Copy exactly, and only, the lines between the start of the entries below and the line containing "-- (#2) -- ($(#1-h)!#4pt!-90:(#2)$)", both inclusive. Omit pictures.

### Plotting code records
_ _ _ _

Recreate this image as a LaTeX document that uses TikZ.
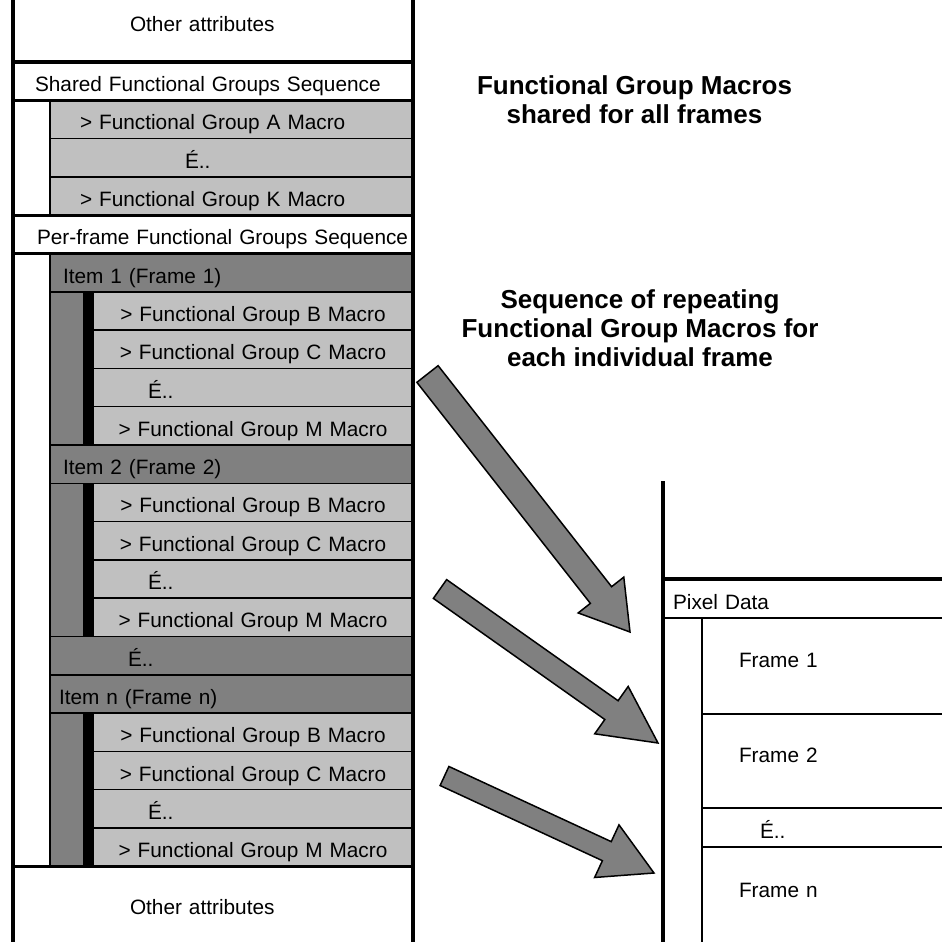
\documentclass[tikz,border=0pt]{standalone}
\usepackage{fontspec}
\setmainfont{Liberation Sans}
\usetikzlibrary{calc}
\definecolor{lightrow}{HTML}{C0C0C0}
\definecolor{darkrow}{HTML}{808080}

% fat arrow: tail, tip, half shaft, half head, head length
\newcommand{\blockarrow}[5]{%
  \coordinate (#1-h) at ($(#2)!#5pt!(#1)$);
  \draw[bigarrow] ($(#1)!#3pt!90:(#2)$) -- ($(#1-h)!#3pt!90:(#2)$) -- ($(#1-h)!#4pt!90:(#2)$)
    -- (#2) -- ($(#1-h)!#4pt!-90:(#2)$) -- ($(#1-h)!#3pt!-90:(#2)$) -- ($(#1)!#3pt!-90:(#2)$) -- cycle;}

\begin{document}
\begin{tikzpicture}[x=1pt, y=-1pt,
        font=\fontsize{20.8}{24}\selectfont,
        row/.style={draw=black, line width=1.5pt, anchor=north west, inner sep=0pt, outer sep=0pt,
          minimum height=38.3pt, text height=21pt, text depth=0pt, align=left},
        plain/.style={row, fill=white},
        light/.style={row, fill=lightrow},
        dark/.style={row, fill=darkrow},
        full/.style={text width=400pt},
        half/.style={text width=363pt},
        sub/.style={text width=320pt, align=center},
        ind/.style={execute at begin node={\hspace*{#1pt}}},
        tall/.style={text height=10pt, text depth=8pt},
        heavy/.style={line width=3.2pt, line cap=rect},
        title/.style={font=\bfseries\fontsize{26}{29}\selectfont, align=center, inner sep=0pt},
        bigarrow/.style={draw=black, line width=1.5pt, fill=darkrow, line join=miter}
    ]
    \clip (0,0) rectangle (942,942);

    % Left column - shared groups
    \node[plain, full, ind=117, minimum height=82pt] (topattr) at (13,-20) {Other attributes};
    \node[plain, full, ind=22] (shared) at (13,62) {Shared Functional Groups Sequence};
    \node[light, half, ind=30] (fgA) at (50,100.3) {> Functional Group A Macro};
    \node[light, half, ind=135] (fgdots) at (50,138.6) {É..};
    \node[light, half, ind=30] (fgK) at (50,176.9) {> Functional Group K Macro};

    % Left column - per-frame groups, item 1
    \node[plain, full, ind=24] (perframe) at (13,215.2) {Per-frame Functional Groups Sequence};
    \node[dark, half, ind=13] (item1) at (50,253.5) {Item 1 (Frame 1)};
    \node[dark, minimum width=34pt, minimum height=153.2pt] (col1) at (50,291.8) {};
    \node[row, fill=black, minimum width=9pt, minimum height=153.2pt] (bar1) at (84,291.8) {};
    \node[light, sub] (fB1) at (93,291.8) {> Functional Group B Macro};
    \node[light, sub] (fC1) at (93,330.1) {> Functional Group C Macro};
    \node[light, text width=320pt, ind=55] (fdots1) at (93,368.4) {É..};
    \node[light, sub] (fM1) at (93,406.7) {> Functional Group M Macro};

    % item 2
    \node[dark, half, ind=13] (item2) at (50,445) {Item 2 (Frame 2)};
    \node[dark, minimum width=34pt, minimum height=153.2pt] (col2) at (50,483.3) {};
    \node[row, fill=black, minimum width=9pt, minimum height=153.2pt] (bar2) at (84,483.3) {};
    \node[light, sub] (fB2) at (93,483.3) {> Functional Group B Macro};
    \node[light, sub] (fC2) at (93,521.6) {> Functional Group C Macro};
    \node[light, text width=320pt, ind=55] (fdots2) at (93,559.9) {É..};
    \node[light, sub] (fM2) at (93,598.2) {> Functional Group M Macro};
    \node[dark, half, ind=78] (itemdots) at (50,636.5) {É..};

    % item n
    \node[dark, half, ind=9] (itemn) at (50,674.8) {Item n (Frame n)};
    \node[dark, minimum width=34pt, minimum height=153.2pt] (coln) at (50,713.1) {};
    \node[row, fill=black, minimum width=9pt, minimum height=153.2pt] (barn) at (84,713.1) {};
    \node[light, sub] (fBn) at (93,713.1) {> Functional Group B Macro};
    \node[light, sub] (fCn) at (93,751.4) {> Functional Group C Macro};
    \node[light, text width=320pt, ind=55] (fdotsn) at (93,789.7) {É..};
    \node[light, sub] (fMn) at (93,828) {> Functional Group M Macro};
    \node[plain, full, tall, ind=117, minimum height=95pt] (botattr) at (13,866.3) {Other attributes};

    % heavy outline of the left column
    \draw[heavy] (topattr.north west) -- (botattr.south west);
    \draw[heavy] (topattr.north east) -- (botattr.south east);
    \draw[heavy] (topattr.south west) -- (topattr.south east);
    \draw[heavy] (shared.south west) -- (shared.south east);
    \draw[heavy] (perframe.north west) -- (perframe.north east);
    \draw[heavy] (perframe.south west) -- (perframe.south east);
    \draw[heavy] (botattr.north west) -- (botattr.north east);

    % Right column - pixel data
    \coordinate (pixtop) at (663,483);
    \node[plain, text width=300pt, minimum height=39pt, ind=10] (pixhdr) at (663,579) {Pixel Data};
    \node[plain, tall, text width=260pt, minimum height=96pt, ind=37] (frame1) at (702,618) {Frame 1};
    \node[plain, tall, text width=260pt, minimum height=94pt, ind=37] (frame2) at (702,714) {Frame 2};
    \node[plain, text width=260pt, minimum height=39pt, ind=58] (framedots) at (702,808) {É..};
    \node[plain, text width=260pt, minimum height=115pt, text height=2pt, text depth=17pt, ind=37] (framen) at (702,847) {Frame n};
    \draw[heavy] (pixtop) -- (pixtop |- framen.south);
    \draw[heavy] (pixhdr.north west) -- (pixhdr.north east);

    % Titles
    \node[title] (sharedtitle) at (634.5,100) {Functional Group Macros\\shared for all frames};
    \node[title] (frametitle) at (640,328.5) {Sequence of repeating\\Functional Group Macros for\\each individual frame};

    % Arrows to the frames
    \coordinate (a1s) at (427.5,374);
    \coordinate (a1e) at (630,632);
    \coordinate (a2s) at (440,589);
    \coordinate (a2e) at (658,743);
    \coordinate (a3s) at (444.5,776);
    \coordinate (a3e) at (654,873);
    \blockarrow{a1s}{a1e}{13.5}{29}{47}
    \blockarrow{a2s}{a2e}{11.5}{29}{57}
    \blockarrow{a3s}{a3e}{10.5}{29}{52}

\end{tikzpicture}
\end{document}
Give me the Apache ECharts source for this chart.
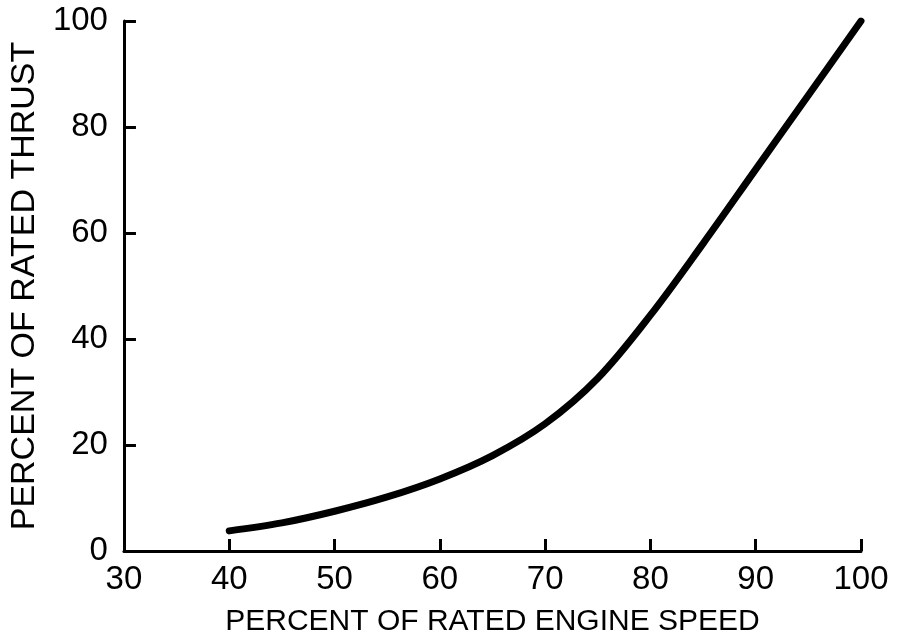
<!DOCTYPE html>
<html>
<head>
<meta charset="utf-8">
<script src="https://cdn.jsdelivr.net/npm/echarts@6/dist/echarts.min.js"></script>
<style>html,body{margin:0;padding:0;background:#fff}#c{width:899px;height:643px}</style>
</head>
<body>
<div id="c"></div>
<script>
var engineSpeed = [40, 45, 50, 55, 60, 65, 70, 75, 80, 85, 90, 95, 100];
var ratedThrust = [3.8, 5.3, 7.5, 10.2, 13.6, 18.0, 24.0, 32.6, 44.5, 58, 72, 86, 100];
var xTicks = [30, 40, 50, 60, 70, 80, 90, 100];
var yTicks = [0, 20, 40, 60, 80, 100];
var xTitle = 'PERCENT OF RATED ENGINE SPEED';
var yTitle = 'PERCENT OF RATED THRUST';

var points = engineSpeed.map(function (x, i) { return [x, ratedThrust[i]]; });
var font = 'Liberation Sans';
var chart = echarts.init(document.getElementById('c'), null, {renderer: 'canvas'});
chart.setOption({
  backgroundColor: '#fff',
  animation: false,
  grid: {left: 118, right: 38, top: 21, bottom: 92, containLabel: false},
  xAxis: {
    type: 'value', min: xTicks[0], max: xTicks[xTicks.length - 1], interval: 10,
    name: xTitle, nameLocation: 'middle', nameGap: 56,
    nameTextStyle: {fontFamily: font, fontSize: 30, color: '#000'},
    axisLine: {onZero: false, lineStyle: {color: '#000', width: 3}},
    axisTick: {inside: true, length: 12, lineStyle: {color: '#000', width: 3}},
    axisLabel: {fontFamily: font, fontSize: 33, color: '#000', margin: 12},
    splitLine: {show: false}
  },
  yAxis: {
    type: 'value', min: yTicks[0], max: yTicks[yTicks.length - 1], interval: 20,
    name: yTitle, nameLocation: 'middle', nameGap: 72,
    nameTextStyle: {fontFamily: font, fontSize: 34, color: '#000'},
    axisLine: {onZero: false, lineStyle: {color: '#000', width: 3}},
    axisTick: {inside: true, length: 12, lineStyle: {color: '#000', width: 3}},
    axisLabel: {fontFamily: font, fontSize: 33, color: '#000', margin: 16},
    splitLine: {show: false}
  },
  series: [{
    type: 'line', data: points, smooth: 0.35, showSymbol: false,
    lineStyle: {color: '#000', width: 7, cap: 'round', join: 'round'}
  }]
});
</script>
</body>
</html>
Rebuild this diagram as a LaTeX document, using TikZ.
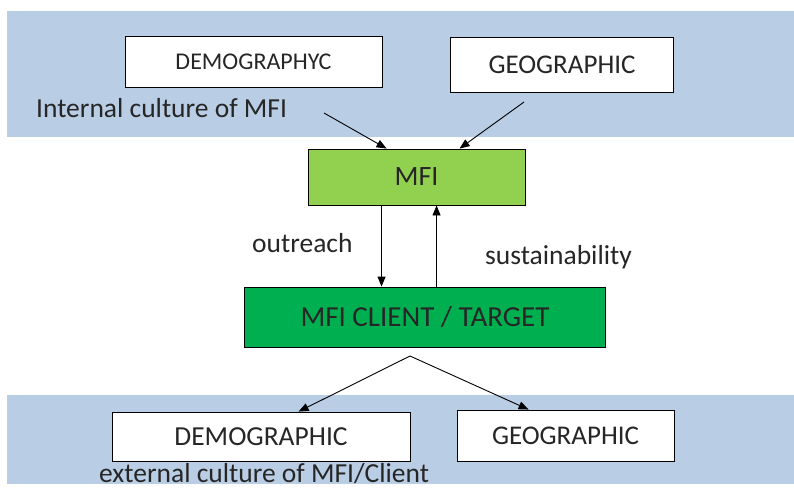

_ _ _ _

### OUTPUT
Recreate this image as a LaTeX document that uses TikZ.
\documentclass[tikz,border=0pt]{standalone}
\usepackage{fontspec}
\setmainfont{Liberation Sans}
\usetikzlibrary{calc}
\definecolor{lightrow}{HTML}{C0C0C0}
\definecolor{darkrow}{HTML}{808080}

% fat arrow: tail, tip, half shaft, half head, head length
\newcommand{\blockarrow}[5]{%
  \coordinate (#1-h) at ($(#2)!#5pt!(#1)$);
  \draw[bigarrow] ($(#1)!#3pt!90:(#2)$) -- ($(#1-h)!#3pt!90:(#2)$) -- ($(#1-h)!#4pt!90:(#2)$)
    -- (#2) -- ($(#1-h)!#4pt!-90:(#2)$) -- ($(#1-h)!#3pt!-90:(#2)$) -- ($(#1)!#3pt!-90:(#2)$) -- cycle;}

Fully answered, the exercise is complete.